- **ROWS**
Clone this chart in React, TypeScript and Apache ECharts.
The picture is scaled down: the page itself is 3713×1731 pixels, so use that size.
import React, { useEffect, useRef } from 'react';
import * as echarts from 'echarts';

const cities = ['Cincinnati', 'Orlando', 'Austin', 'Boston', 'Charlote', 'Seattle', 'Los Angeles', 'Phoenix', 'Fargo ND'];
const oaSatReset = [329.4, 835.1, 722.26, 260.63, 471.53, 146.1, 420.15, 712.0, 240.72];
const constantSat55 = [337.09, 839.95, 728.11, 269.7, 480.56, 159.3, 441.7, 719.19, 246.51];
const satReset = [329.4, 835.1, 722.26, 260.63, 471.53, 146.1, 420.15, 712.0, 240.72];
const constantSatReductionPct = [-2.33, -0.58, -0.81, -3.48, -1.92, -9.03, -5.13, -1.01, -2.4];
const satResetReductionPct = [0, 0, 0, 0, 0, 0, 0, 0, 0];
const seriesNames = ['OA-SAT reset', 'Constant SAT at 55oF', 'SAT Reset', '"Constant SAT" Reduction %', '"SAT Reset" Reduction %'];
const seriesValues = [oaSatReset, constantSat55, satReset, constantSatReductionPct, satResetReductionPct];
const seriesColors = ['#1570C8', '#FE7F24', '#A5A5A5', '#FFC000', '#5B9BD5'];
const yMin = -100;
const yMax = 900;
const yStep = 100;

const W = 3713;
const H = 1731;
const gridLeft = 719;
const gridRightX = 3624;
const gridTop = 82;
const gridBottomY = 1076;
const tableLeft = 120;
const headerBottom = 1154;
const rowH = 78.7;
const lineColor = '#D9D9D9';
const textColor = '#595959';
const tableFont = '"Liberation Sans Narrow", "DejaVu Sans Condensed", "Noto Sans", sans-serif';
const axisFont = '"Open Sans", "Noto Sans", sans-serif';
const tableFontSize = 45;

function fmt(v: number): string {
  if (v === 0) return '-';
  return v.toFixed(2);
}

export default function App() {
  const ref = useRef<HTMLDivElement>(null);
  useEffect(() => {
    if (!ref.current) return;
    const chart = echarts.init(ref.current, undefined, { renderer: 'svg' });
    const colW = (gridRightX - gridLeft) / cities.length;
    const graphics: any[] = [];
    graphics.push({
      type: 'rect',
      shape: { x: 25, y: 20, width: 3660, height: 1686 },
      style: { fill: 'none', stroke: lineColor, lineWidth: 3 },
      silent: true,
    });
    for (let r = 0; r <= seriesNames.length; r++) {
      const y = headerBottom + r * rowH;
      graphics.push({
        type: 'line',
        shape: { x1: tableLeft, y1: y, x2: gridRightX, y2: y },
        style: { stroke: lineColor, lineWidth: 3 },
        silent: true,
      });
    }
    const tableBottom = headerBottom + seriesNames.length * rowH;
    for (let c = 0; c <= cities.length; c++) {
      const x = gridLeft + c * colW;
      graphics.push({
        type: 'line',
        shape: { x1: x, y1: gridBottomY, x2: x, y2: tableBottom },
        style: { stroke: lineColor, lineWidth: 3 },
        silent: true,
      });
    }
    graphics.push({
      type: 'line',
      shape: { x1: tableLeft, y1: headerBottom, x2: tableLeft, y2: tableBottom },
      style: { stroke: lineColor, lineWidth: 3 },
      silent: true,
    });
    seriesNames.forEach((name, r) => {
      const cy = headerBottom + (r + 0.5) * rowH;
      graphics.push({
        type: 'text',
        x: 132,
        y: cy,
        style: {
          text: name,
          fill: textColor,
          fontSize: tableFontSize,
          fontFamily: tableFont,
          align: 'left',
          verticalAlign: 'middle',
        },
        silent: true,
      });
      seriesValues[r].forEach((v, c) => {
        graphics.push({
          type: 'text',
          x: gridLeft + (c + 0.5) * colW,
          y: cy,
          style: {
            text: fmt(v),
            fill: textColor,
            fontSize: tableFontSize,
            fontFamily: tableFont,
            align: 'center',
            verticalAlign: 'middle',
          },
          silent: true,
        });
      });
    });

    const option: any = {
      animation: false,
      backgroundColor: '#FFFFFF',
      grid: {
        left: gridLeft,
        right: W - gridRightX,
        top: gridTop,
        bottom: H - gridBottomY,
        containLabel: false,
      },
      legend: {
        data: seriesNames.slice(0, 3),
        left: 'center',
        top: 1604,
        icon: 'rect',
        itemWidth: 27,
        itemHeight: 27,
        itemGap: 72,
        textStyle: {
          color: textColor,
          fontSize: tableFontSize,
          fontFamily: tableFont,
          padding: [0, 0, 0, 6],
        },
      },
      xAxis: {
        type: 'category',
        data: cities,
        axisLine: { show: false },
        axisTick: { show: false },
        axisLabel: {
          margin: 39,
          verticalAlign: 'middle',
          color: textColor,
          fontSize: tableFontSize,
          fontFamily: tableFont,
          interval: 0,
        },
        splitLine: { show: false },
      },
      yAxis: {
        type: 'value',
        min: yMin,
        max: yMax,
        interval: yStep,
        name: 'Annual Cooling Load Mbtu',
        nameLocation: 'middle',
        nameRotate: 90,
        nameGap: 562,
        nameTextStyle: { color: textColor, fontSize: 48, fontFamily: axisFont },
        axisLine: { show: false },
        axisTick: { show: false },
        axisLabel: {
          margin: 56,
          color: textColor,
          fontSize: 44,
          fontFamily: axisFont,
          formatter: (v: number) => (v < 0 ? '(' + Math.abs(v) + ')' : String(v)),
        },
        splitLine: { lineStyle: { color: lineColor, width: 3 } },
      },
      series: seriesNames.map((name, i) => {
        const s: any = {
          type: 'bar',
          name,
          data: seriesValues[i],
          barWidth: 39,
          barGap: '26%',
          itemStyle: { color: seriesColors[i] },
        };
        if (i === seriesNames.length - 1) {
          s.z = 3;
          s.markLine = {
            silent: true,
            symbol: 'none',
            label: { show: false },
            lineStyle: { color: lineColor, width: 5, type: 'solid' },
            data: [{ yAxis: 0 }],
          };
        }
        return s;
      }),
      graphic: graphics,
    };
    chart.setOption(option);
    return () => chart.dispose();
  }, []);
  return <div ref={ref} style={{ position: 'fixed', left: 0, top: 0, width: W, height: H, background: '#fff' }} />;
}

...

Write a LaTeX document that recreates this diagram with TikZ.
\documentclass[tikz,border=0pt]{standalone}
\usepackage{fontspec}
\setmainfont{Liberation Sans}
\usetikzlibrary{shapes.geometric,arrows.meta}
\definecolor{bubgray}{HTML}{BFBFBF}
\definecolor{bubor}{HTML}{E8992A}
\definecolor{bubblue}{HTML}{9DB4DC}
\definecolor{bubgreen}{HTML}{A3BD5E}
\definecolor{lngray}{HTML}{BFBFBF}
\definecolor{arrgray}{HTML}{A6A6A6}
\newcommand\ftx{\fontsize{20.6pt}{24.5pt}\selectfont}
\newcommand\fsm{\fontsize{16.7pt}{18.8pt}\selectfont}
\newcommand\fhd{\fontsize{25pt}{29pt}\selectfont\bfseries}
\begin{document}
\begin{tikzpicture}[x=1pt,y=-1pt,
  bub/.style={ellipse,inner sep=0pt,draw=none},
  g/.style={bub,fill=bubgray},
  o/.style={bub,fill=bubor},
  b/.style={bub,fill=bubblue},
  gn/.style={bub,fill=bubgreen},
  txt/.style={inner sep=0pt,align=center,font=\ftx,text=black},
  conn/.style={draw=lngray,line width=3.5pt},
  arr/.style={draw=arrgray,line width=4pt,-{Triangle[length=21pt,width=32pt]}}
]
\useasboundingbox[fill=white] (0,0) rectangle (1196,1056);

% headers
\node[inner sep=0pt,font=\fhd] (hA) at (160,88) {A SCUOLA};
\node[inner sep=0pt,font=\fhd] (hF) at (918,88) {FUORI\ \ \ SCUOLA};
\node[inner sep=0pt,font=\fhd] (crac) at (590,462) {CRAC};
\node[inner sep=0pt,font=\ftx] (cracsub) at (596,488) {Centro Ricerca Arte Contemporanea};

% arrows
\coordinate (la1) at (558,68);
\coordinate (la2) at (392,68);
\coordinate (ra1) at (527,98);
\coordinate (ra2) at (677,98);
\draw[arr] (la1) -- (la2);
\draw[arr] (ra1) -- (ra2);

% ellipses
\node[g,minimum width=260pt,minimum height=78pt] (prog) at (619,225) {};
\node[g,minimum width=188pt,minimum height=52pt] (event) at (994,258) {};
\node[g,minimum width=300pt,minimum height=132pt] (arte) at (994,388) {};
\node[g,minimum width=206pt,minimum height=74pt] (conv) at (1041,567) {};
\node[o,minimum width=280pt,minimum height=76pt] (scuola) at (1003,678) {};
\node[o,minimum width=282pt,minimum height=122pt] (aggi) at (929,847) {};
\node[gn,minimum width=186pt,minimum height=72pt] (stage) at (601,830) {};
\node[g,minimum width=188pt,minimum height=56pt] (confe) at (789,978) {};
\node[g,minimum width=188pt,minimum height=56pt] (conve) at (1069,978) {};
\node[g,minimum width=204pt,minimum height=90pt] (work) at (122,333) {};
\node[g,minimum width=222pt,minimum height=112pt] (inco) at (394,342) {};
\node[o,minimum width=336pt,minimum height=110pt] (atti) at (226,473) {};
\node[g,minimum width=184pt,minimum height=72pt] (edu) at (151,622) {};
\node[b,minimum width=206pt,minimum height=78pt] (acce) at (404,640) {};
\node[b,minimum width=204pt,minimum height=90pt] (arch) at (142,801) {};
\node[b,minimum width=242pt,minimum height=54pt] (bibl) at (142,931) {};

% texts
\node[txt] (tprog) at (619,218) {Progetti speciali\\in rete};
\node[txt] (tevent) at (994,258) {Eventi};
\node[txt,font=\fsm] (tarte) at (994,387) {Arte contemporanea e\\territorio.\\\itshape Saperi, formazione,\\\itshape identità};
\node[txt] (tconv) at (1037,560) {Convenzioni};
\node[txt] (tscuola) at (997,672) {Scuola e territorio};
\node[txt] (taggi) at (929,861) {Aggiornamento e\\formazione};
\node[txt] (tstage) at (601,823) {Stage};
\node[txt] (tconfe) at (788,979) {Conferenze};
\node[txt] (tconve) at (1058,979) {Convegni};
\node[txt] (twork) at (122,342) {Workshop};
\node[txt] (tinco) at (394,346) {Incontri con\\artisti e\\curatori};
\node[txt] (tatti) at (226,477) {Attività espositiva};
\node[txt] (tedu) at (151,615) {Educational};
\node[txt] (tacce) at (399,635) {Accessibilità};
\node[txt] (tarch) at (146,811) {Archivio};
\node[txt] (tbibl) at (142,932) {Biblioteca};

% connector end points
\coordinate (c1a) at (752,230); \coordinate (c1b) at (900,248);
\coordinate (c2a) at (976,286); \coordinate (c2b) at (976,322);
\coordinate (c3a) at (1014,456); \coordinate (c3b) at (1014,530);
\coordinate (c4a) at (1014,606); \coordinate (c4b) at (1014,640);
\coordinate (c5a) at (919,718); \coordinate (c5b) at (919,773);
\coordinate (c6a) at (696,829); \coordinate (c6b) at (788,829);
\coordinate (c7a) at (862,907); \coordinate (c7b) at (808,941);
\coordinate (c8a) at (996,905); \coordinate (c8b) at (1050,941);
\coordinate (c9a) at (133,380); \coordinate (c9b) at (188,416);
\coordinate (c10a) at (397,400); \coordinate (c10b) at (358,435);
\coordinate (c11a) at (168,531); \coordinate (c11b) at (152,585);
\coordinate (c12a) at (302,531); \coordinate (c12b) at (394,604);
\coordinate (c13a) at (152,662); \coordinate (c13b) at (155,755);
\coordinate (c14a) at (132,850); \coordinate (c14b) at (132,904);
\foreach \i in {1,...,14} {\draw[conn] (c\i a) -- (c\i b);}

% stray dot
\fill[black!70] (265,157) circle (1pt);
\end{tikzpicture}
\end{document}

- **WHAT YOU SHOULD DO**
Write out exactly the lines running from the line containing "The picture is" to the line containing "import * as echarts from 'echarts';", with both of those lines included.

- **SOLUTION FOR THIS PROBLEM**
The picture is scaled down: the page itself is 3713×1731 pixels, so use that size.
import React, { useEffect, useRef } from 'react';
import * as echarts from 'echarts';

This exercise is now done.